Write out the listing, please, but only from its first line through the line containing "const tailY = [-60.85, -55.96, -51.42, -47.21];", exactly as given and without pictures.

## Start RECORDS SHOWN

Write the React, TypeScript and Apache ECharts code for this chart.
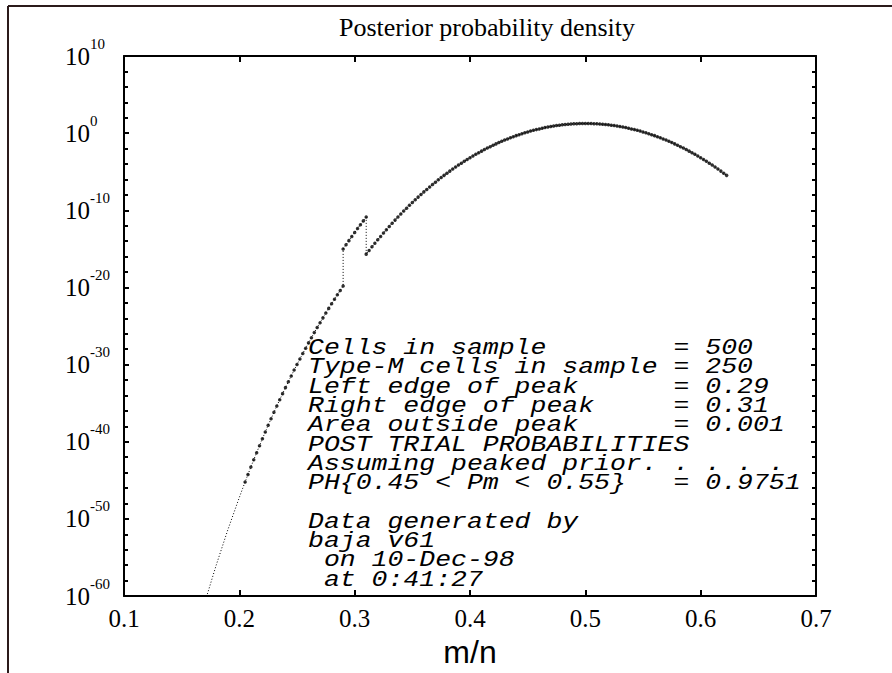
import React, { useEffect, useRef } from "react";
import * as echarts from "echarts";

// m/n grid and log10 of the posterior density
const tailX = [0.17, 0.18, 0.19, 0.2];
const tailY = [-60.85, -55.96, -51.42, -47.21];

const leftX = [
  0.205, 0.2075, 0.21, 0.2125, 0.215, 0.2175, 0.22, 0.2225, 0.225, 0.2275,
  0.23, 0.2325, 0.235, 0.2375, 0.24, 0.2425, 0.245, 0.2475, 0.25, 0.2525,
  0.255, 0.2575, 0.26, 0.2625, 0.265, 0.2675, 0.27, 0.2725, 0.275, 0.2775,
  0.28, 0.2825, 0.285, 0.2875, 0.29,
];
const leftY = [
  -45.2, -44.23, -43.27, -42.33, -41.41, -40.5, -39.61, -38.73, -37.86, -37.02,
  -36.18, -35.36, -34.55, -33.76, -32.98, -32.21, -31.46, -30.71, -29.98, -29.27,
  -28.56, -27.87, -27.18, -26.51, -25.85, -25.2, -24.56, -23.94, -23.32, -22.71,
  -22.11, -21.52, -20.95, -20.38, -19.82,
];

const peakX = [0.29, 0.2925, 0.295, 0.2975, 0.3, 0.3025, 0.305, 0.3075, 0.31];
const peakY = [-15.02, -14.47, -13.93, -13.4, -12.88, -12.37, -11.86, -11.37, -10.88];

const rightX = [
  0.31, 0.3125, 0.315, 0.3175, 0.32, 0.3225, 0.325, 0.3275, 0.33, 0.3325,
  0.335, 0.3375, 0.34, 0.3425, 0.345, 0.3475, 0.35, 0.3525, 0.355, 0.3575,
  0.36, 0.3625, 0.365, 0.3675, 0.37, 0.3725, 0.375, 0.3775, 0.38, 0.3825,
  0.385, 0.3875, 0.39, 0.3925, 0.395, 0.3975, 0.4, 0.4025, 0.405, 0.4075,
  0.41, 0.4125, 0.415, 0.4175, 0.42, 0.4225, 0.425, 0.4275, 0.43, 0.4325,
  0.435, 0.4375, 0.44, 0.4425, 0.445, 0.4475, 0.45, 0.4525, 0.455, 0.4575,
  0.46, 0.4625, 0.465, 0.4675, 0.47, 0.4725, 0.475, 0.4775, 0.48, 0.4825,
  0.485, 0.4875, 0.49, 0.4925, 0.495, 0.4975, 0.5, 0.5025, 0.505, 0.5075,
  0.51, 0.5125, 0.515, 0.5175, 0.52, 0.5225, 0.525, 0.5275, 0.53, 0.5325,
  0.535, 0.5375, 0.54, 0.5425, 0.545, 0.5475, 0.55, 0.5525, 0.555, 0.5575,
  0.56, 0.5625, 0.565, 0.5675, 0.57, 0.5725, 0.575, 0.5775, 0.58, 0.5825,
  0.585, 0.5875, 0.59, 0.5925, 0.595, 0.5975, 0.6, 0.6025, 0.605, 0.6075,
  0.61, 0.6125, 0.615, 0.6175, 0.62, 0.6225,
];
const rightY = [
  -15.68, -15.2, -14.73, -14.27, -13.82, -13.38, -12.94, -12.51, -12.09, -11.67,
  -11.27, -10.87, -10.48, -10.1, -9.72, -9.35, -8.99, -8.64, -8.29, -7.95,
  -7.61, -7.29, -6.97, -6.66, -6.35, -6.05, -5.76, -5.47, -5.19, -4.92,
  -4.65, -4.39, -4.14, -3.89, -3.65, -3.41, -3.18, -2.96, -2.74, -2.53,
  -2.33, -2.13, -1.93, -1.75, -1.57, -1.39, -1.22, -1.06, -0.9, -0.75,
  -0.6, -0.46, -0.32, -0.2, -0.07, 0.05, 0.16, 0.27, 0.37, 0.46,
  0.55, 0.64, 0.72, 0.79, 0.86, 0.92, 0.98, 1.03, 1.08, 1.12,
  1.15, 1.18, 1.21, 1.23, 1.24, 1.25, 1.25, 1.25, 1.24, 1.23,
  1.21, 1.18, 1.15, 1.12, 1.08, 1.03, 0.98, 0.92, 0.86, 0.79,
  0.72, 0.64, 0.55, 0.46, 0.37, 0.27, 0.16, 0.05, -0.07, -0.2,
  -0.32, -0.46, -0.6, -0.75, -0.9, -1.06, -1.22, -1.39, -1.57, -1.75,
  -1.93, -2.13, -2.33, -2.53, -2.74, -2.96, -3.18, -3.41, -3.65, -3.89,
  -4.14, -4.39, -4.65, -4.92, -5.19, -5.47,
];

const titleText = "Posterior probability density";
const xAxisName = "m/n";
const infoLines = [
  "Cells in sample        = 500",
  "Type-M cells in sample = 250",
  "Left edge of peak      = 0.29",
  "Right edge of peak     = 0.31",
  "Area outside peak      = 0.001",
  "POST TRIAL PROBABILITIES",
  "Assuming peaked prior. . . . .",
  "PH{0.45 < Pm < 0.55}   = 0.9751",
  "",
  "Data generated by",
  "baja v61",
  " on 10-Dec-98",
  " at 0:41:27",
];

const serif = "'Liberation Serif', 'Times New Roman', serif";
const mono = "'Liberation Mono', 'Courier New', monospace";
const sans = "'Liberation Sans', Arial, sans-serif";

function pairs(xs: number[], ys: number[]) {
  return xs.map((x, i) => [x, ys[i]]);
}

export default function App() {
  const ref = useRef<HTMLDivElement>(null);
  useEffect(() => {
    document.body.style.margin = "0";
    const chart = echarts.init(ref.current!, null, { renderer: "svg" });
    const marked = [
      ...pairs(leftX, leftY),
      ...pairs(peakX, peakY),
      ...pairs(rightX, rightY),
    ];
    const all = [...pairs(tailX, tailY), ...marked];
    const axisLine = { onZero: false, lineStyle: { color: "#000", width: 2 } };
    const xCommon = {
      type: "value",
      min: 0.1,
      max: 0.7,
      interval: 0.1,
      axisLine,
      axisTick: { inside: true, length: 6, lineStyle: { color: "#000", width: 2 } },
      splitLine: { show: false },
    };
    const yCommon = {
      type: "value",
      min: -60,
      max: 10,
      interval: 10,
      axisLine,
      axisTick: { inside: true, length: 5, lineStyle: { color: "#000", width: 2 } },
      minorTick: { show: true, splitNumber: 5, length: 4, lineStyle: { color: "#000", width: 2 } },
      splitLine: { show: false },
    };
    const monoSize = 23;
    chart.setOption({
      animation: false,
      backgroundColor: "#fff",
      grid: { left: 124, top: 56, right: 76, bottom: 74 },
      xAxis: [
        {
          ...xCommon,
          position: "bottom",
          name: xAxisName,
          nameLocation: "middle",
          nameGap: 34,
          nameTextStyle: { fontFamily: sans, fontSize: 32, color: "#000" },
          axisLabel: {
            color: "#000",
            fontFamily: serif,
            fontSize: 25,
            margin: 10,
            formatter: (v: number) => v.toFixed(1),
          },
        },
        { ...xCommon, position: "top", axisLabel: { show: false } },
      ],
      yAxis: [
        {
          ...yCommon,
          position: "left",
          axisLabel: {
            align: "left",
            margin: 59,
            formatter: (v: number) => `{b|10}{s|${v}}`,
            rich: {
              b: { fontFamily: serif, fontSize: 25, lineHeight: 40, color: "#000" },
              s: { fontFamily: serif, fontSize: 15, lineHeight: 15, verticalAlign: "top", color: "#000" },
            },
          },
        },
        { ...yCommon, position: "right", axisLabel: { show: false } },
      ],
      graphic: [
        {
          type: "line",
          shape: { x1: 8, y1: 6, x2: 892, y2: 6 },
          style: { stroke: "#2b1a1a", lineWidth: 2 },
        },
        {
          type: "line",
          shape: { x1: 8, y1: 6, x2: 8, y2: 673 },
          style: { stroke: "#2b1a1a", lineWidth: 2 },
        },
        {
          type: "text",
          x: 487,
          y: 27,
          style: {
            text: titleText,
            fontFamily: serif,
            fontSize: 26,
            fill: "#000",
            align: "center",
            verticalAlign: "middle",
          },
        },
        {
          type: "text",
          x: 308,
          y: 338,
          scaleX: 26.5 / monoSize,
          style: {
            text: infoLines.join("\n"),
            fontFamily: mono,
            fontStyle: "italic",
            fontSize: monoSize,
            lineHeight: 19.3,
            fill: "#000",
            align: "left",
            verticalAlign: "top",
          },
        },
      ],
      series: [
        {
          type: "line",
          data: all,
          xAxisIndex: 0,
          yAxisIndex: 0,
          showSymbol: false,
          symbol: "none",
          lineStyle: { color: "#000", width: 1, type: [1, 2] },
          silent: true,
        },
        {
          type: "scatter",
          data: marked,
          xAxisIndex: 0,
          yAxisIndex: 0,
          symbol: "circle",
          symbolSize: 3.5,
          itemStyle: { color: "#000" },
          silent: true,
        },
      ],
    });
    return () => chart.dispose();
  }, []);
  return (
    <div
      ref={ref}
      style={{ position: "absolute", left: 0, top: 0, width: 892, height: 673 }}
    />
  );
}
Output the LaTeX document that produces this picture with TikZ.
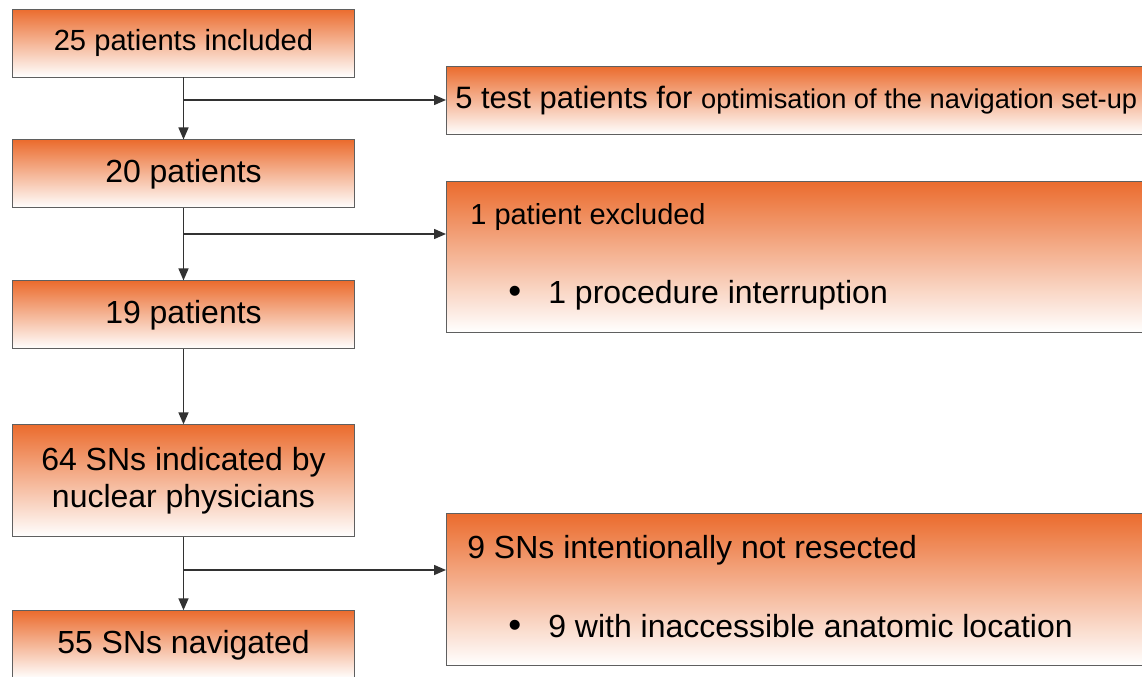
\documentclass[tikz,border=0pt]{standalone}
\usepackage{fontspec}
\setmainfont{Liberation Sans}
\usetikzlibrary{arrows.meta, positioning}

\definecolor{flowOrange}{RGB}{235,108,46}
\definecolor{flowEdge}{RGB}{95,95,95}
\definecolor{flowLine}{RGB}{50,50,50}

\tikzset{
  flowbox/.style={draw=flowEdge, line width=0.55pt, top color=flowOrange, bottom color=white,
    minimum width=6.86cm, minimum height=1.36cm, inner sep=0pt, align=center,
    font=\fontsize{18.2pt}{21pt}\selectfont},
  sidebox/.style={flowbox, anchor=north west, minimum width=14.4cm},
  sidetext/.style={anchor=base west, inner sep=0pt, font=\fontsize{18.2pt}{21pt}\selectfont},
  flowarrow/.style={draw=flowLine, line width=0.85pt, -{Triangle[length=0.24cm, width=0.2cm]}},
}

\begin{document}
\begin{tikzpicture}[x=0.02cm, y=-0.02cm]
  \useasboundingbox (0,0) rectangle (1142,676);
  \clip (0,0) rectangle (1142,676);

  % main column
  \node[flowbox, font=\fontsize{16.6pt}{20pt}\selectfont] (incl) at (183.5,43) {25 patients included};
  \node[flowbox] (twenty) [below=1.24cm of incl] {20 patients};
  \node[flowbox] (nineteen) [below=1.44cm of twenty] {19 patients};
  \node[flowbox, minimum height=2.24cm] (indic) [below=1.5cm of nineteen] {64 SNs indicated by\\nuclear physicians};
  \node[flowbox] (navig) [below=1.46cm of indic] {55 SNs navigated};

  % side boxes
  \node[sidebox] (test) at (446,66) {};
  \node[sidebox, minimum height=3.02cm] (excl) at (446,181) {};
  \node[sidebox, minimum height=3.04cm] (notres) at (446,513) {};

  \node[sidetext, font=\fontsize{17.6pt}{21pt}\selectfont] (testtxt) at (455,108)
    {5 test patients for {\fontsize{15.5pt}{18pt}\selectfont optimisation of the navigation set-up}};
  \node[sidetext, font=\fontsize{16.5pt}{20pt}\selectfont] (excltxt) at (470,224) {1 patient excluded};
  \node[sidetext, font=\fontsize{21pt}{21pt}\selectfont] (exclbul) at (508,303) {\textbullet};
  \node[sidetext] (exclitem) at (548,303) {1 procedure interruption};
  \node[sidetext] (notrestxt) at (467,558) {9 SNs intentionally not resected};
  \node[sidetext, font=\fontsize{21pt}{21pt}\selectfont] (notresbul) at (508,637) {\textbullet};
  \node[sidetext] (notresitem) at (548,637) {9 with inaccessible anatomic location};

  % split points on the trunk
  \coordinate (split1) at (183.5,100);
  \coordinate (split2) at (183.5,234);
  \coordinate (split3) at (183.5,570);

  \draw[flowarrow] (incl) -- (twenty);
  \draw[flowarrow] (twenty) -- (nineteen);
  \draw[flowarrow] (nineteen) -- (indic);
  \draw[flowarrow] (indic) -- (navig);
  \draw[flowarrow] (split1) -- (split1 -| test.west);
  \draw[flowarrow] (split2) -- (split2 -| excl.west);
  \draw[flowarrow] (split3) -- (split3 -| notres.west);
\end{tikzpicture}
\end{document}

## End RECORDS SHOWN

**SOLVED EXERCISE:**
Write the React, TypeScript and Apache ECharts code for this chart.
import React, { useEffect, useRef } from "react";
import * as echarts from "echarts";

// m/n grid and log10 of the posterior density
const tailX = [0.17, 0.18, 0.19, 0.2];
const tailY = [-60.85, -55.96, -51.42, -47.21];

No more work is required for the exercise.